Extracted data entries
☆ ☆ ☆ ☆

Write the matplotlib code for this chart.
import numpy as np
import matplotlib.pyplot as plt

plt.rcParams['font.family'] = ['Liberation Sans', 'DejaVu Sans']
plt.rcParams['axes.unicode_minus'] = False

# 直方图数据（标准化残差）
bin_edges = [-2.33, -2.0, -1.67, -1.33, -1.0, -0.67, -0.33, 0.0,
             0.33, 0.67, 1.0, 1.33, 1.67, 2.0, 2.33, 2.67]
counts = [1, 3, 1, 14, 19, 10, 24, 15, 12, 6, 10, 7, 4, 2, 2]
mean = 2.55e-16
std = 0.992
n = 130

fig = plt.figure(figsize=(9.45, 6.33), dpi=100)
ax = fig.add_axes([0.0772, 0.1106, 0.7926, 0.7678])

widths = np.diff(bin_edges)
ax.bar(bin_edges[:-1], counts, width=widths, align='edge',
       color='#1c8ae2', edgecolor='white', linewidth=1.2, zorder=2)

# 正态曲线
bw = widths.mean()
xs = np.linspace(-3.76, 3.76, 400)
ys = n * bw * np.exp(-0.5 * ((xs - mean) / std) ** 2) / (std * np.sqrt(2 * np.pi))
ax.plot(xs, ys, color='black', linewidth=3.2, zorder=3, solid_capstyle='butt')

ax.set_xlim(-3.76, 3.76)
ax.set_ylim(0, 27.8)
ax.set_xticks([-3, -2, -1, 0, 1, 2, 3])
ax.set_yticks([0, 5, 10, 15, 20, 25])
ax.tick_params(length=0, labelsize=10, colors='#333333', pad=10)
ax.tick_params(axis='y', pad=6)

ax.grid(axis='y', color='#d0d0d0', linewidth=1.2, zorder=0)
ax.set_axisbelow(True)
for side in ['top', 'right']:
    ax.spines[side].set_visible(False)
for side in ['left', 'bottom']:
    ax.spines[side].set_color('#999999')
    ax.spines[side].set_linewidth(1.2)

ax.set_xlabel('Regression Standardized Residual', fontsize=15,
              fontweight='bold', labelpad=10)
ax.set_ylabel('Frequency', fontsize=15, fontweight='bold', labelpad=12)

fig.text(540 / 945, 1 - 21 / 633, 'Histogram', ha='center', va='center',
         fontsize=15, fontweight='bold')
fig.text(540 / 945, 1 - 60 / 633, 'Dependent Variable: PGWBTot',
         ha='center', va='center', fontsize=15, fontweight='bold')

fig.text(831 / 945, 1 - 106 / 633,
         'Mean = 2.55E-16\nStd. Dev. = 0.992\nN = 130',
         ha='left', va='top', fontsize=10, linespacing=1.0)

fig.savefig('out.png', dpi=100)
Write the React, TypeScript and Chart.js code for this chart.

☆ ☆ ☆ ☆

DIRECTION – Extract lines where the string "Write" occurs.

OUTPUT OF THE EXERCISE –
Write the matplotlib code for this chart.
Write the React, TypeScript and Chart.js code for this chart.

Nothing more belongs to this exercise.